The United States and South Korea hold regular military drills to the fury of North Korea, which has long seen the drills as preparations to invade it.

US and South Korean forces regularly rehearse everything from beach landings to an invasion from the North, or even "decapitation" military strikes targeting the North Korean government.

Following maneuvers last year, North Korea condemned the drills and fired ballistic missiles over Japan.

North Korea has long demanded US troops be removed from the Korean peninsula as part of a nuclear deal, but the US has been at pains to stress the issue is not a bargaining chip.

The US has about 28,500 service members stationed in South Korea.

North Korea tells US denuclearization talks may fall apart
Meanwhile, North Korean officials have said that denuclearization talks with the US were "again at stake and may fall apart."
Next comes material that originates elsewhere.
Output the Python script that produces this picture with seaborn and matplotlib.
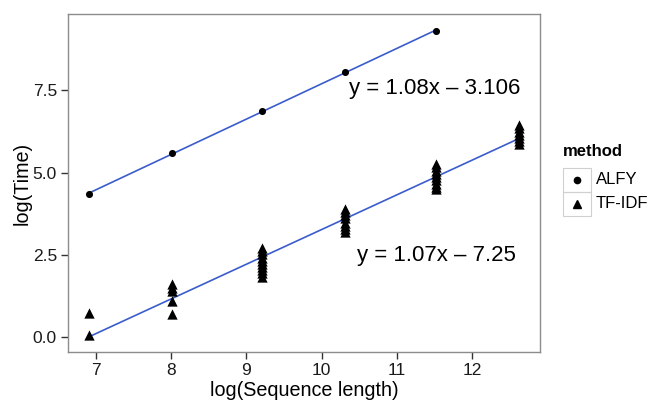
import numpy as np
import pandas as pd
import matplotlib
matplotlib.use("Agg")
import matplotlib.pyplot as plt
from matplotlib.lines import Line2D
from matplotlib.patches import Rectangle
import seaborn as sns

# valores (log de longitud y log de tiempo)
alfy_x = [6.908, 8.006, 9.210, 10.309, 11.513]
alfy_y = [4.35, 5.58, 6.86, 8.05, 9.31]

tfidf_x = ([6.908] * 2 + [8.006] * 5 + [9.210] * 10 +
           [10.309] * 8 + [11.513] * 9 + [12.612] * 7)
tfidf_y = [0.05, 0.72,
           0.70, 1.10, 1.39, 1.50, 1.62,
           1.82, 1.93, 2.03, 2.12, 2.23, 2.32, 2.41, 2.51, 2.61, 2.72,
           3.20, 3.28, 3.37, 3.48, 3.62, 3.71, 3.80, 3.88,
           4.50, 4.57, 4.66, 4.76, 4.85, 4.95, 5.05, 5.16, 5.27,
           5.88, 5.95, 6.04, 6.14, 6.24, 6.34, 6.45]

eq_labels = ["y = 1.08x \u2013 3.106", "y = 1.07x \u2013 7.25"]
x_ticks = [7, 8, 9, 10, 11, 12]
y_ticks = [0.0, 2.5, 5.0, 7.5]

df = pd.concat([
    pd.DataFrame({"x": alfy_x, "y": alfy_y, "method": "ALFY"}),
    pd.DataFrame({"x": tfidf_x, "y": tfidf_y, "method": "TF-IDF"}),
])

sns.set_theme(style="white")
plt.rcParams["font.family"] = ["Liberation Sans", "DejaVu Sans"]
plt.rcParams["text.color"] = "black"

fig = plt.figure(figsize=(6.54, 4.01), dpi=100)
ax = fig.add_axes([0.104, 0.122, 0.722, 0.843])

line_col = "#3a5ccc"
sns.regplot(data=df[df.method == "ALFY"], x="x", y="y", ci=None, ax=ax,
            marker="o", color="black",
            scatter_kws={"s": 26, "linewidths": 0, "alpha": 1, "zorder": 3},
            line_kws={"color": line_col, "lw": 1.2, "zorder": 2})
sns.regplot(data=df[df.method == "TF-IDF"], x="x", y="y", ci=None, ax=ax,
            marker="^", color="black",
            scatter_kws={"s": 55, "linewidths": 0, "alpha": 1, "zorder": 3},
            line_kws={"color": line_col, "lw": 1.2, "zorder": 2})

ax.text(11.50, 7.57, eq_labels[0], ha="center", va="center", fontsize=16,
        color="black")
ax.text(11.52, 2.49, eq_labels[1], ha="center", va="center", fontsize=16,
        color="black")

ax.set_xlim(6.63, 12.90)
ax.set_ylim(-0.46, 9.82)
ax.set_xticks(x_ticks)
ax.set_yticks(y_ticks)
ax.set_yticklabels([f"{v:.1f}" for v in y_ticks])
ax.set_xlabel("log(Sequence length)", fontsize=14.2, labelpad=2, color="black")
ax.set_ylabel("log(Time)", fontsize=14.2, labelpad=1, color="black")
ax.tick_params(axis="both", length=5, width=1, color="#333333",
               labelsize=12.5, labelcolor="#1a1a1a", direction="out",
               bottom=True, left=True, pad=3)
for s in ax.spines.values():
    s.set_color("#8c8c8c")
    s.set_linewidth(1)

# leyenda manual estilo ggplot
fig.text(563 / 654, 1 - 151 / 401, "method", fontsize=12, fontweight="bold",
         ha="left", va="center")
for i, (lab, mk, ms) in enumerate([("ALFY", "o", 4.5), ("TF-IDF", "^", 6)]):
    cy = 1 - (180 + 24 * i) / 401
    fig.add_artist(Rectangle((563 / 654, cy - 12 / 401), 28 / 654, 24 / 401,
                             transform=fig.transFigure, fill=False,
                             edgecolor="#d0d0d0", lw=0.8))
    fig.add_artist(Line2D([577 / 654], [cy], marker=mk, markersize=ms,
                          color="black", lw=0, transform=fig.transFigure))
    fig.text(596 / 654, cy, lab, fontsize=12, ha="left", va="center")

plt.savefig("out.png", dpi=100)
plt.close()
The warning was made in a letter which was handed over to US Secretary of State Mike Pompeo, CNN reported, citing sources.

"The US is still not ready to meet [North Korean] expectations in terms of taking a step forward to sign a peace treaty," the report said. 

The two Koreas have been separated by a heavily-militarized border since the end of the Korean War seven decades ago. When the three-year war ended in 1953, the two countries agreed to a truce agreement but not a peace treaty. As a result, while the two countries have not been at war, they have technically not been at peace either for the last 68 years.